Photographers waited to greet the planeload of immigrants arriving in the Canadian city of Calgary the day Jim Chu Xiaosun and his family first set foot in the country. It was 1962 and a picture taken for a newspaper shows an excited group of 30 people from Hong Kong and China arriving to start new lives. One of them - Chu, who was three years old - would, 45 years later, become the first Chinese police chief of a major Canadian city.
Of those who arrived that day, Chu's father was the only one who could speak English. He had become fluent in the language 20 years earlier, during the second world war, by talking to American Flying Tigers pilots, who had come to help China fight the Japanese.

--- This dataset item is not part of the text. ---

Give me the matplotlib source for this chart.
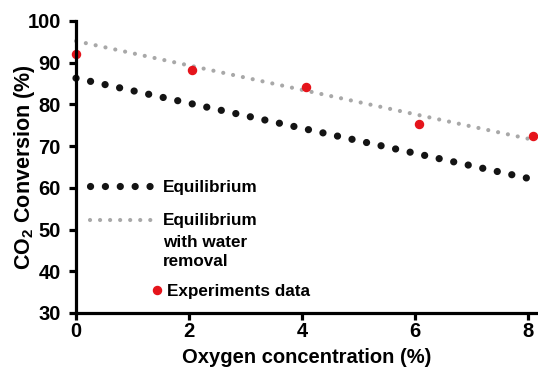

'He was taught by the Americans in the air force how to repair typewriters and adding machines,' says Chu. After the war, Chu's father built up a successful typewriter company, one of the largest in Shanghai. But times were tough and Chu and his sister were born into a time of famine.
'My mother had left for Hong Kong. My father then applied for permission to go to Hong Kong. He argued his kids needed their mother. He was granted permission and he turned over all of his assets [to the mainland government],' says Chu.
Once in Hong Kong, Chu's father went to the Canadian embassy and asked to immigrate. 'He told the officer he knew about Canada because he was educated by Canadian nuns.'
When the family arrived, Chu's father got a job fixing calculators and typewriters, then he became a taxi driver.